Exercise directions |
Collect each line of the entries that holds the string "standalone".

··· Data in this exercise ···

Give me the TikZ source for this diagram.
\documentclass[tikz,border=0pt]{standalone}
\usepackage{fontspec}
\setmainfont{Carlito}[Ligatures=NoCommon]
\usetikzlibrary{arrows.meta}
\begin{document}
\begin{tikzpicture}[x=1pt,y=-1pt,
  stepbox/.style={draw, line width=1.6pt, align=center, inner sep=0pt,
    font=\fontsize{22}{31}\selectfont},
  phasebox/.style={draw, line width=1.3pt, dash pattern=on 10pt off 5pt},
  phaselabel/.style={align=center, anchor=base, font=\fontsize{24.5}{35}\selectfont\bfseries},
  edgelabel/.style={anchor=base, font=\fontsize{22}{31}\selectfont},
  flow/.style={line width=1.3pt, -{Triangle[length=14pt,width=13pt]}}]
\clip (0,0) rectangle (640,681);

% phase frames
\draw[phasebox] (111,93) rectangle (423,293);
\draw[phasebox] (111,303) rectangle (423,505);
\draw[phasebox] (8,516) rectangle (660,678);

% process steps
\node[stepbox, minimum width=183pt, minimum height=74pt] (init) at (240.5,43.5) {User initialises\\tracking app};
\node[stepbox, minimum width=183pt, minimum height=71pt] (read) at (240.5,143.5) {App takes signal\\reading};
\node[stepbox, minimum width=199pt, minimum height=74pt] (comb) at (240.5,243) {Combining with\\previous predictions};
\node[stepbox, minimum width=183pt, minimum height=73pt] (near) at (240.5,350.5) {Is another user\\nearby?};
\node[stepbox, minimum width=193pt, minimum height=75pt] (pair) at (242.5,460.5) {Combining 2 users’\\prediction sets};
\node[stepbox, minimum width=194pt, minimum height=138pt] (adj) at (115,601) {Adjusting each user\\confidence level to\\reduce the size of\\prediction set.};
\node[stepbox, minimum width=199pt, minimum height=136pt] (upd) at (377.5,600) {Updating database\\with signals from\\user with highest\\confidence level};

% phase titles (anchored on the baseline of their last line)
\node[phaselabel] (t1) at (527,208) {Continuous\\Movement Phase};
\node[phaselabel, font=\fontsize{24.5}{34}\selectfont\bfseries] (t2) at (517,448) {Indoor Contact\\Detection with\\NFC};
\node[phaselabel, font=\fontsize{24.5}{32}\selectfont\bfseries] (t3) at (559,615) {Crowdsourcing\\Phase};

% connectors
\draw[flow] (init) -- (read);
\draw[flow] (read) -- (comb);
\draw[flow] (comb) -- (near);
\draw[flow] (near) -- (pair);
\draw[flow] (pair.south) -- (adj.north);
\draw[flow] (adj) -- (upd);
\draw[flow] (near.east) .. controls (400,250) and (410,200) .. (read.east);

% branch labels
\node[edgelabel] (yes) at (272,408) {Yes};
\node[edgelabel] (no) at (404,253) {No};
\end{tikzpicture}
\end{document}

···
··· Data in this exercise ···

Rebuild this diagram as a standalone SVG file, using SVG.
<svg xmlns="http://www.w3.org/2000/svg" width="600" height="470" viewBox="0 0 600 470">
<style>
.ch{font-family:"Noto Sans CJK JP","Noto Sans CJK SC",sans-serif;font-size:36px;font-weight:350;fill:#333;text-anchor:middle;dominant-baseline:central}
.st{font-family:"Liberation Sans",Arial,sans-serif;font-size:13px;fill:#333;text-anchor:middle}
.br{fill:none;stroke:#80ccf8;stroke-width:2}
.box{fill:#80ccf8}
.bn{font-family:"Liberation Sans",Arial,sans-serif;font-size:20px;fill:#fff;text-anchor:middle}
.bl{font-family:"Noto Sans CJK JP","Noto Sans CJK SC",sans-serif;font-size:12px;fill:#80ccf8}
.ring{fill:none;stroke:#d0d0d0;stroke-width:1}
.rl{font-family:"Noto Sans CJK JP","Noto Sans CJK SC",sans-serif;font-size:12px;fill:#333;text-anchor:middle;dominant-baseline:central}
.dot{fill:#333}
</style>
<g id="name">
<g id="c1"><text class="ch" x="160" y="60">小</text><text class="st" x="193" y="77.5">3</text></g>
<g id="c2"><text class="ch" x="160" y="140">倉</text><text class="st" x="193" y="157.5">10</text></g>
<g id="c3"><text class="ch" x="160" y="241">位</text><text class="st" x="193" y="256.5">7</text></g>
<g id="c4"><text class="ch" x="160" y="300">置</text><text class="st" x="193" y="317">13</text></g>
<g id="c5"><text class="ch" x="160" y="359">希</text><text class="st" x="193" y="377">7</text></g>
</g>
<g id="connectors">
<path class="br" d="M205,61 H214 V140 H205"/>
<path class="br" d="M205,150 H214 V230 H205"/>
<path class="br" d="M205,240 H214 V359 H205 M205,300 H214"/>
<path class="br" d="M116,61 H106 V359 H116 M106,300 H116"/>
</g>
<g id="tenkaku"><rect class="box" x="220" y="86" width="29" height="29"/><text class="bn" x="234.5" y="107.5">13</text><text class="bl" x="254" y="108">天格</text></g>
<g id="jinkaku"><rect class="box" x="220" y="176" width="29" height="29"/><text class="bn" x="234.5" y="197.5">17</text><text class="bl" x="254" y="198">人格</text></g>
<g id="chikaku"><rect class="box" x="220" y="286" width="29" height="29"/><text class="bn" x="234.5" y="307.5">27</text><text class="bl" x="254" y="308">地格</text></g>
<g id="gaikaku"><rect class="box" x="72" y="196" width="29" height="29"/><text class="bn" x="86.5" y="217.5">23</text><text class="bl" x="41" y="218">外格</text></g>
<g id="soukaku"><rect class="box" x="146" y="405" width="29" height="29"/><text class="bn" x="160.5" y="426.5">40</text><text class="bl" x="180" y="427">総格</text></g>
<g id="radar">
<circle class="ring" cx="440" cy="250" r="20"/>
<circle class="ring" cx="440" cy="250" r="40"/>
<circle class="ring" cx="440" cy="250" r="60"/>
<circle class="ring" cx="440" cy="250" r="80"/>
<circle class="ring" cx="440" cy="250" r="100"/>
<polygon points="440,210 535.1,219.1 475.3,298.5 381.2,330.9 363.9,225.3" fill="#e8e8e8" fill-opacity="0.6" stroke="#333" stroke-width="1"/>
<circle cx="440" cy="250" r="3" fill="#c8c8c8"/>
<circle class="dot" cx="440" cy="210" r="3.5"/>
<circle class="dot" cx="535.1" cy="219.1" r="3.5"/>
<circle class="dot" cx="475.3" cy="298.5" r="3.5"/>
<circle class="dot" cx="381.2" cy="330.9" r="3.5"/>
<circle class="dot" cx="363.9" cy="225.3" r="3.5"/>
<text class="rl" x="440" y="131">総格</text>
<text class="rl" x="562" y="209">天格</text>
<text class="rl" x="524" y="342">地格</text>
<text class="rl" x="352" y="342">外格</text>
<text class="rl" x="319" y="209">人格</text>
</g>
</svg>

···

Answer below |
\documentclass[tikz,border=0pt]{standalone}
Rebuild this diagram as a standalone SVG file, using SVG.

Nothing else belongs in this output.